Blessed Duns Scotus, a noted Franciscan theologian, regards God's glory as the primary reason for the Incarnation. "God decreed the incarnation of his Son in order to have someone outside of him who loved him in the highest way, in a way worthy of God." This answer, though beautiful, is still not the definitive one. For the Bible, the most important thing is not, as it was for Greek philosophers, that God be loved, but that God "loves" and loved first (cf. 1 John 4:10, 19).

 

Christ did descend from heaven "for our salvation," but what moved him to come down for our salvation was love, nothing else but love. Christmas is the supreme proof of God's "philanthropy". John too responds to the why of the Incarnation in this way: "God so loved the world that he gave his only Son so that whoever should believe in him would not die but have life everlasting" (John 3:16).

So, what should be our response to the message of Christmas? The Christmas carol "Adeste Fideles" says: "How can we not love one who has so loved us?" There is much that we can do to solemnize Christmas, but the truest and most profound thing is suggested to us by these words. A sincere thought of gratitude, a feeling of love for him who came to live among us is the best gift we can give to the child Jesus, the most beautiful ornament in the manger.

 

The first to hear about his birth were shepherds, poor people, looked down upon by others because, despite the importance of their occupation, it was one that violated the intricate regulations of ritual purity, and so they were excluded from the synagogues and from temple worship. A major theme of Luke’s Gospel will be Jesus’ mission to the poor and the outcasts. He was one of them. He would be rejected by his own. There was no room for them in the inn, so he was laid in a manger.

Interestingly in Saint Luke’s short account of the birth of Jesus this manger is mentioned three times. We are told that Mary laid her infant in the manger. The shepherds are told that it is a manger which will be for them the key to identifying new born saviour. And it is when they reach the unlikely scene of a new-born in a manger that they recognize in this the person of the saviour, the Messiah and Lord.

The manger is thus a sign, not just for those mentioned in the Gospel narrative but also for us. When we look at the manger this evening what is it pointing to in today’s world? The manger is first of all a reminder that God tells us that if we want to understand who God is, then we have to look first of all at the humility of Jesus’ birth. The God of power and might appears in our midst without any of the trappings of what power and might mean in our terms. When we recognize that Jesus is born as an outsider, then we realize that God must be different to what we think.

The mystery we celebrate today is not just a historic occurrence that happened once two thousand years ago. The Incarnation, the enfleshment of the Word of God, is a mystery that is still with us. How does this mystery become real in the lives of each and every one of us?

Listen to what St. Theresa of Avila has to say on the subject: Christ has no body now but yours, no hands but yours, no feet but yours. Yours are the eyes through which Christ’s compassion must look out on the world. Yours are the feet with which he is to go about doing good. Yours are the hands with which he is to bless us now.

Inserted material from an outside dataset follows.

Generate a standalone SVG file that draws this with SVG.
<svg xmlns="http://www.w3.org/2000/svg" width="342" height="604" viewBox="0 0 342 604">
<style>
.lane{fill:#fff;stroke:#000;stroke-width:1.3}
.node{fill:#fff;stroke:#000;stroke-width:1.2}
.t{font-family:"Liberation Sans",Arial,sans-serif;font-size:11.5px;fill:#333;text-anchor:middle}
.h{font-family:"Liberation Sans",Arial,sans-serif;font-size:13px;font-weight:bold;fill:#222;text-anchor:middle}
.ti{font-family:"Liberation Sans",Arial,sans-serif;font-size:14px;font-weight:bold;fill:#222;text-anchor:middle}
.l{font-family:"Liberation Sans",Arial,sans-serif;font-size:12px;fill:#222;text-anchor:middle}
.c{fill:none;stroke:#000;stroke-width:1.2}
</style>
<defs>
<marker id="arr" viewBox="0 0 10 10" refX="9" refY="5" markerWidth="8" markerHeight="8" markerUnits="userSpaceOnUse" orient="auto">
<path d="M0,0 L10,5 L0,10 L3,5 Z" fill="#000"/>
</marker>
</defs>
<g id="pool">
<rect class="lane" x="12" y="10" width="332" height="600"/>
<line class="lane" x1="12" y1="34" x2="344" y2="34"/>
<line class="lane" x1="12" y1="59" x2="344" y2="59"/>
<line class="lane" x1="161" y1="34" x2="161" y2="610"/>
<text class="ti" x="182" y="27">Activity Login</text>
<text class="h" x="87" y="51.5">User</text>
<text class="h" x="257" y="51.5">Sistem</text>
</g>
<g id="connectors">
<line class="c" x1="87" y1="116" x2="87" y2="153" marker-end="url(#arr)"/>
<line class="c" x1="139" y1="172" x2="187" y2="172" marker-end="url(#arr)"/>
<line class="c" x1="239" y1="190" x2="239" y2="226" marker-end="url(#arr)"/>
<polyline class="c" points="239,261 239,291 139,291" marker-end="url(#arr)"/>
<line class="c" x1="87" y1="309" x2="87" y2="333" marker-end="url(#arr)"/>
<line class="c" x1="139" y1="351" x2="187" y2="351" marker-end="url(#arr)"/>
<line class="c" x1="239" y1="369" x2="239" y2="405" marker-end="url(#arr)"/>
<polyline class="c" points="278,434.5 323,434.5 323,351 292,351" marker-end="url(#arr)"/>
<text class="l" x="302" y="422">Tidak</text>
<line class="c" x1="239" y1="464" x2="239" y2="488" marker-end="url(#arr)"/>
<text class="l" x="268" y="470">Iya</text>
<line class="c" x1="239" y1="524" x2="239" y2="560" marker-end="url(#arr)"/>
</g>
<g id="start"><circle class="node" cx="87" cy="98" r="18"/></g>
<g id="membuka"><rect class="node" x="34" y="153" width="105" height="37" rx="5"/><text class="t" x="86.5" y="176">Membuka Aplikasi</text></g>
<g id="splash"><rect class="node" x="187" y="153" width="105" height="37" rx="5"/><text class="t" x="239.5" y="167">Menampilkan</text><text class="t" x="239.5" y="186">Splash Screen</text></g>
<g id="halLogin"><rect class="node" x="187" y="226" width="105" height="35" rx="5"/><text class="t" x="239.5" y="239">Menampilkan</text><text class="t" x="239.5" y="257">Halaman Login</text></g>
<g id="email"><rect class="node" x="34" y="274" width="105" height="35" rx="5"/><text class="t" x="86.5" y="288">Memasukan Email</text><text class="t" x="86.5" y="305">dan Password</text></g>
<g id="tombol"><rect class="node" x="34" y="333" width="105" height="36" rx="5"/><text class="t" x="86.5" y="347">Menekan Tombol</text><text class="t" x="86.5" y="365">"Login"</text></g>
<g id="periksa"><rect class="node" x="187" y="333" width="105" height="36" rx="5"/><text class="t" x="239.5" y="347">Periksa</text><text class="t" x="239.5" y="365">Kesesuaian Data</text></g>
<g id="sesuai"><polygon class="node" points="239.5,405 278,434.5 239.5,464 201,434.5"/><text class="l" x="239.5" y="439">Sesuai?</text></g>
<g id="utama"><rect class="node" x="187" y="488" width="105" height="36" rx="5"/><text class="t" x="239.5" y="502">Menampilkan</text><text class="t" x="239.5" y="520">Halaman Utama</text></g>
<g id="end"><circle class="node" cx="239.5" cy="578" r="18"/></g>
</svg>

It’s Theresa’s insight into the mystery of the Incarnation and how it continues in our lives today. After all, as St. Paul so strongly insisted, we are the Body of Christ. Since that is so, then, it is in and through us that the Incarnation remains actual, that the presence of Christ is manifested in our world today.

Since God took on our human nature, we now share in God’s own nature. There is in each and every one of us at least a spark of the divine. How do we best celebrate the birth of Jesus? By accepting so great a gift, by letting that spark shine, by using our heads and hands and hearts to show the world the compassion that was born two thousand years ago but is still with us. Jesus is still Emmanuel.


May the peace, the joy, the love, the wonder that this day celebrates be yours today and every day of your lives. Amen.